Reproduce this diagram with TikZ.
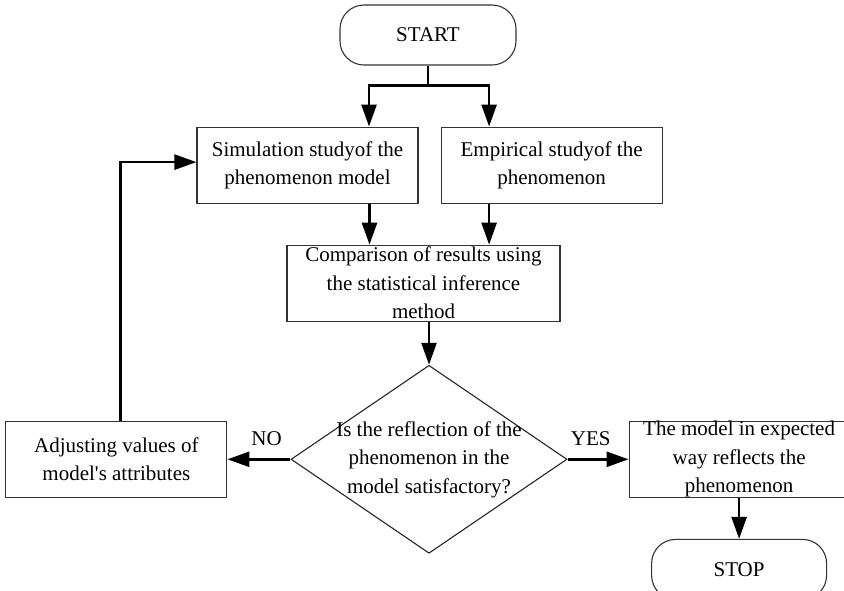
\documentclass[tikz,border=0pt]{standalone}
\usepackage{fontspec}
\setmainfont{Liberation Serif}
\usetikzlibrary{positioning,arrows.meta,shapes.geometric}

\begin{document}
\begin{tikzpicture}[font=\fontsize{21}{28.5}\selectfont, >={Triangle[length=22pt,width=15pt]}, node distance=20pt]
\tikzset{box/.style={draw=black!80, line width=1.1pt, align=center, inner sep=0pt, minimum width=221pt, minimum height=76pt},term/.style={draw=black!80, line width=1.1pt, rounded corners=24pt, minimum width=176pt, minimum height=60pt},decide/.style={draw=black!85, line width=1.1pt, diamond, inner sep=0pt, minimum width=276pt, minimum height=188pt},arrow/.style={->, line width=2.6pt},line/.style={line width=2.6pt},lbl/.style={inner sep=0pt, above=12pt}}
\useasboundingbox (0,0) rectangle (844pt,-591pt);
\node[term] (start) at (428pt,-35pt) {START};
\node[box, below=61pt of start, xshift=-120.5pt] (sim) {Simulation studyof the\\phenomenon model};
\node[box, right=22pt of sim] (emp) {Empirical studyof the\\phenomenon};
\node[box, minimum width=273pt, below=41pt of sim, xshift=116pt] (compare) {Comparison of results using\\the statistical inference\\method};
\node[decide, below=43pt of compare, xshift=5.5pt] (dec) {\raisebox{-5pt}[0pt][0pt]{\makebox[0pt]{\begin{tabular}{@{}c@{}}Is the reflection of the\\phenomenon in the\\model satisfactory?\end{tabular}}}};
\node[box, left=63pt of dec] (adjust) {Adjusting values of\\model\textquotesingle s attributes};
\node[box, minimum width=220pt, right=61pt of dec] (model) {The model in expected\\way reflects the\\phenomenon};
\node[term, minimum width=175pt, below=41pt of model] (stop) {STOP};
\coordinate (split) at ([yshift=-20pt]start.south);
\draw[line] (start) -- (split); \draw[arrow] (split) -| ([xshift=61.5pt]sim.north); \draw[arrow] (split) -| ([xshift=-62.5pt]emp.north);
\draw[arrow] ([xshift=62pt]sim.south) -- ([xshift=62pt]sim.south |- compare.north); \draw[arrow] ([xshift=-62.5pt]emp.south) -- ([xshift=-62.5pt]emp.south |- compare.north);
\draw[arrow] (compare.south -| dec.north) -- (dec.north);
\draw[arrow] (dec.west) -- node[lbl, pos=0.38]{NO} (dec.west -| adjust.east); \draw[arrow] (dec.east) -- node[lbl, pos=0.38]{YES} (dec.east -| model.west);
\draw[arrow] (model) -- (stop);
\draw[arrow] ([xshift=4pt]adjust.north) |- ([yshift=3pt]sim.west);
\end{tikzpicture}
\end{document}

- - - -

Reproduce the material above in full, exactly, with no images.

Reproduce this diagram with TikZ.
\documentclass[tikz,border=0pt]{standalone}
\usepackage{fontspec}
\setmainfont{Liberation Serif}
\usetikzlibrary{positioning,arrows.meta,shapes.geometric}

\begin{document}
\begin{tikzpicture}[font=\fontsize{21}{28.5}\selectfont, >={Triangle[length=22pt,width=15pt]}, node distance=20pt]
\tikzset{box/.style={draw=black!80, line width=1.1pt, align=center, inner sep=0pt, minimum width=221pt, minimum height=76pt},term/.style={draw=black!80, line width=1.1pt, rounded corners=24pt, minimum width=176pt, minimum height=60pt},decide/.style={draw=black!85, line width=1.1pt, diamond, inner sep=0pt, minimum width=276pt, minimum height=188pt},arrow/.style={->, line width=2.6pt},line/.style={line width=2.6pt},lbl/.style={inner sep=0pt, above=12pt}}
\useasboundingbox (0,0) rectangle (844pt,-591pt);
\node[term] (start) at (428pt,-35pt) {START};
\node[box, below=61pt of start, xshift=-120.5pt] (sim) {Simulation studyof the\\phenomenon model};
\node[box, right=22pt of sim] (emp) {Empirical studyof the\\phenomenon};
\node[box, minimum width=273pt, below=41pt of sim, xshift=116pt] (compare) {Comparison of results using\\the statistical inference\\method};
\node[decide, below=43pt of compare, xshift=5.5pt] (dec) {\raisebox{-5pt}[0pt][0pt]{\makebox[0pt]{\begin{tabular}{@{}c@{}}Is the reflection of the\\phenomenon in the\\model satisfactory?\end{tabular}}}};
\node[box, left=63pt of dec] (adjust) {Adjusting values of\\model\textquotesingle s attributes};
\node[box, minimum width=220pt, right=61pt of dec] (model) {The model in expected\\way reflects the\\phenomenon};
\node[term, minimum width=175pt, below=41pt of model] (stop) {STOP};
\coordinate (split) at ([yshift=-20pt]start.south);
\draw[line] (start) -- (split); \draw[arrow] (split) -| ([xshift=61.5pt]sim.north); \draw[arrow] (split) -| ([xshift=-62.5pt]emp.north);
\draw[arrow] ([xshift=62pt]sim.south) -- ([xshift=62pt]sim.south |- compare.north); \draw[arrow] ([xshift=-62.5pt]emp.south) -- ([xshift=-62.5pt]emp.south |- compare.north);
\draw[arrow] (compare.south -| dec.north) -- (dec.north);
\draw[arrow] (dec.west) -- node[lbl, pos=0.38]{NO} (dec.west -| adjust.east); \draw[arrow] (dec.east) -- node[lbl, pos=0.38]{YES} (dec.east -| model.west);
\draw[arrow] (model) -- (stop);
\draw[arrow] ([xshift=4pt]adjust.north) |- ([yshift=3pt]sim.west);
\end{tikzpicture}
\end{document}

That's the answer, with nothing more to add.